● **Data extract**
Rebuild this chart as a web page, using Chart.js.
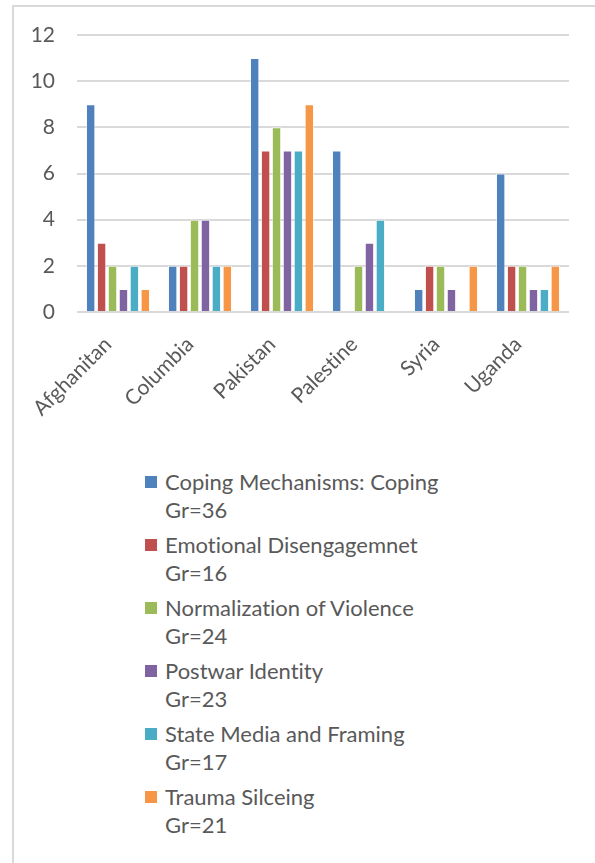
<!DOCTYPE html>
<html>
<head>
<meta charset="utf-8">
<script src="https://cdn.jsdelivr.net/npm/chart.js@4"></script>
<style>
  html, body { margin: 0; padding: 0; background: #fff; overflow: hidden; }
  body { width: 595px; height: 863px; position: relative; font-family: Lato, sans-serif; font-variant-ligatures: none; }
  #frame { position: absolute; left: 12px; top: 5px; width: 640px; height: 900px; border: 2px solid #d9d9d9; box-sizing: border-box; }
  #chartBox { position: absolute; left: 0; top: 0; width: 595px; height: 440px; }
  #legend { position: absolute; left: 145px; top: 468px; color: #595959; font-size: 22px; }
  .item { position: relative; padding-left: 20px; line-height: 28px; margin-bottom: 7px; }
  .swatch { position: absolute; left: 0; top: 8px; width: 12px; height: 12px; }
</style>
</head>
<body>
<div id="frame"></div>
<div id="chartBox"><canvas id="chart"></canvas></div>
<div id="legend"></div>
<script>
const countries = ['Afghanitan', 'Columbia', 'Pakistan', 'Palestine', 'Syria', 'Uganda'];
const seriesNames = [
  ['Coping Mechanisms: Coping', 'Gr=36'],
  ['Emotional Disengagemnet', 'Gr=16'],
  ['Normalization of Violence', 'Gr=24'],
  ['Postwar Identity', 'Gr=23'],
  ['State Media and Framing', 'Gr=17'],
  ['Trauma Silceing', 'Gr=21']
];
const copingValues = [9, 2, 11, 7, 1, 6];
const emotionalValues = [3, 2, 7, 0, 2, 2];
const normalizationValues = [2, 4, 8, 2, 2, 2];
const postwarValues = [1, 4, 7, 3, 1, 1];
const stateMediaValues = [2, 2, 7, 4, 0, 1];
const traumaValues = [1, 2, 9, 0, 2, 2];
const yTicks = [0, 2, 4, 6, 8, 10, 12];
const colors = ['#4f81bd', '#c0504d', '#9bbb59', '#8064a2', '#4bacc6', '#f79646'];

const allValues = [copingValues, emotionalValues, normalizationValues, postwarValues, stateMediaValues, traumaValues];

const datasets = allValues.map((vals, i) => ({
  label: seriesNames[i].join(' '),
  data: vals,
  backgroundColor: colors[i],
  borderColor: 'rgba(255,255,255,0.6)',
  borderWidth: 1,
  categoryPercentage: 0.8,
  barPercentage: 0.86
}));

new Chart(document.getElementById('chart'), {
  type: 'bar',
  data: { labels: countries, datasets: datasets },
  options: {
    responsive: true,
    maintainAspectRatio: false,
    animation: false,
    layout: { padding: { top: 35, right: 26, left: 0, bottom: 0 } },
    plugins: {
      legend: { display: false },
      tooltip: { enabled: false }
    },
    scales: {
      x: {
        grid: { display: false },
        border: { display: false },
        ticks: {
          color: '#595959',
          font: { family: 'Lato', size: 21 },
          maxRotation: 45,
          minRotation: 45,
          padding: 12,
          labelOffset: -10
        },
        afterFit: (scale) => { scale.height = 128; }
      },
      y: {
        min: 0,
        max: 12,
        border: { display: false },
        grid: { color: '#d9d9d9', lineWidth: 2, drawTicks: false },
        afterBuildTicks: (scale) => { scale.ticks = yTicks.map(v => ({ value: v })); },
        ticks: {
          color: '#595959',
          font: { family: 'Lato', size: 21 },
          padding: 22
        },
        afterFit: (scale) => { scale.width = 77; }
      }
    }
  }
});

const legend = document.getElementById('legend');
seriesNames.forEach((lines, i) => {
  const item = document.createElement('div');
  item.className = 'item';
  const sw = document.createElement('span');
  sw.className = 'swatch';
  sw.style.background = colors[i];
  item.appendChild(sw);
  item.appendChild(document.createTextNode(lines[0]));
  item.appendChild(document.createElement('br'));
  item.appendChild(document.createTextNode(lines[1]));
  legend.appendChild(item);
});
</script>
</body>
</html>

● **What the task asks**
Restate the whole listing above exactly, except for its images.

● **Written solution**
Rebuild this chart as a web page, using Chart.js.
<!DOCTYPE html>
<html>
<head>
<meta charset="utf-8">
<script src="https://cdn.jsdelivr.net/npm/chart.js@4"></script>
<style>
  html, body { margin: 0; padding: 0; background: #fff; overflow: hidden; }
  body { width: 595px; height: 863px; position: relative; font-family: Lato, sans-serif; font-variant-ligatures: none; }
  #frame { position: absolute; left: 12px; top: 5px; width: 640px; height: 900px; border: 2px solid #d9d9d9; box-sizing: border-box; }
  #chartBox { position: absolute; left: 0; top: 0; width: 595px; height: 440px; }
  #legend { position: absolute; left: 145px; top: 468px; color: #595959; font-size: 22px; }
  .item { position: relative; padding-left: 20px; line-height: 28px; margin-bottom: 7px; }
  .swatch { position: absolute; left: 0; top: 8px; width: 12px; height: 12px; }
</style>
</head>
<body>
<div id="frame"></div>
<div id="chartBox"><canvas id="chart"></canvas></div>
<div id="legend"></div>
<script>
const countries = ['Afghanitan', 'Columbia', 'Pakistan', 'Palestine', 'Syria', 'Uganda'];
const seriesNames = [
  ['Coping Mechanisms: Coping', 'Gr=36'],
  ['Emotional Disengagemnet', 'Gr=16'],
  ['Normalization of Violence', 'Gr=24'],
  ['Postwar Identity', 'Gr=23'],
  ['State Media and Framing', 'Gr=17'],
  ['Trauma Silceing', 'Gr=21']
];
const copingValues = [9, 2, 11, 7, 1, 6];
const emotionalValues = [3, 2, 7, 0, 2, 2];
const normalizationValues = [2, 4, 8, 2, 2, 2];
const postwarValues = [1, 4, 7, 3, 1, 1];
const stateMediaValues = [2, 2, 7, 4, 0, 1];
const traumaValues = [1, 2, 9, 0, 2, 2];
const yTicks = [0, 2, 4, 6, 8, 10, 12];
const colors = ['#4f81bd', '#c0504d', '#9bbb59', '#8064a2', '#4bacc6', '#f79646'];

const allValues = [copingValues, emotionalValues, normalizationValues, postwarValues, stateMediaValues, traumaValues];

const datasets = allValues.map((vals, i) => ({
  label: seriesNames[i].join(' '),
  data: vals,
  backgroundColor: colors[i],
  borderColor: 'rgba(255,255,255,0.6)',
  borderWidth: 1,
  categoryPercentage: 0.8,
  barPercentage: 0.86
}));

new Chart(document.getElementById('chart'), {
  type: 'bar',
  data: { labels: countries, datasets: datasets },
  options: {
    responsive: true,
    maintainAspectRatio: false,
    animation: false,
    layout: { padding: { top: 35, right: 26, left: 0, bottom: 0 } },
    plugins: {
      legend: { display: false },
      tooltip: { enabled: false }
    },
    scales: {
      x: {
        grid: { display: false },
        border: { display: false },
        ticks: {
          color: '#595959',
          font: { family: 'Lato', size: 21 },
          maxRotation: 45,
          minRotation: 45,
          padding: 12,
          labelOffset: -10
        },
        afterFit: (scale) => { scale.height = 128; }
      },
      y: {
        min: 0,
        max: 12,
        border: { display: false },
        grid: { color: '#d9d9d9', lineWidth: 2, drawTicks: false },
        afterBuildTicks: (scale) => { scale.ticks = yTicks.map(v => ({ value: v })); },
        ticks: {
          color: '#595959',
          font: { family: 'Lato', size: 21 },
          padding: 22
        },
        afterFit: (scale) => { scale.width = 77; }
      }
    }
  }
});

const legend = document.getElementById('legend');
seriesNames.forEach((lines, i) => {
  const item = document.createElement('div');
  item.className = 'item';
  const sw = document.createElement('span');
  sw.className = 'swatch';
  sw.style.background = colors[i];
  item.appendChild(sw);
  item.appendChild(document.createTextNode(lines[0]));
  item.appendChild(document.createElement('br'));
  item.appendChild(document.createTextNode(lines[1]));
  legend.appendChild(item);
});
</script>
</body>
</html>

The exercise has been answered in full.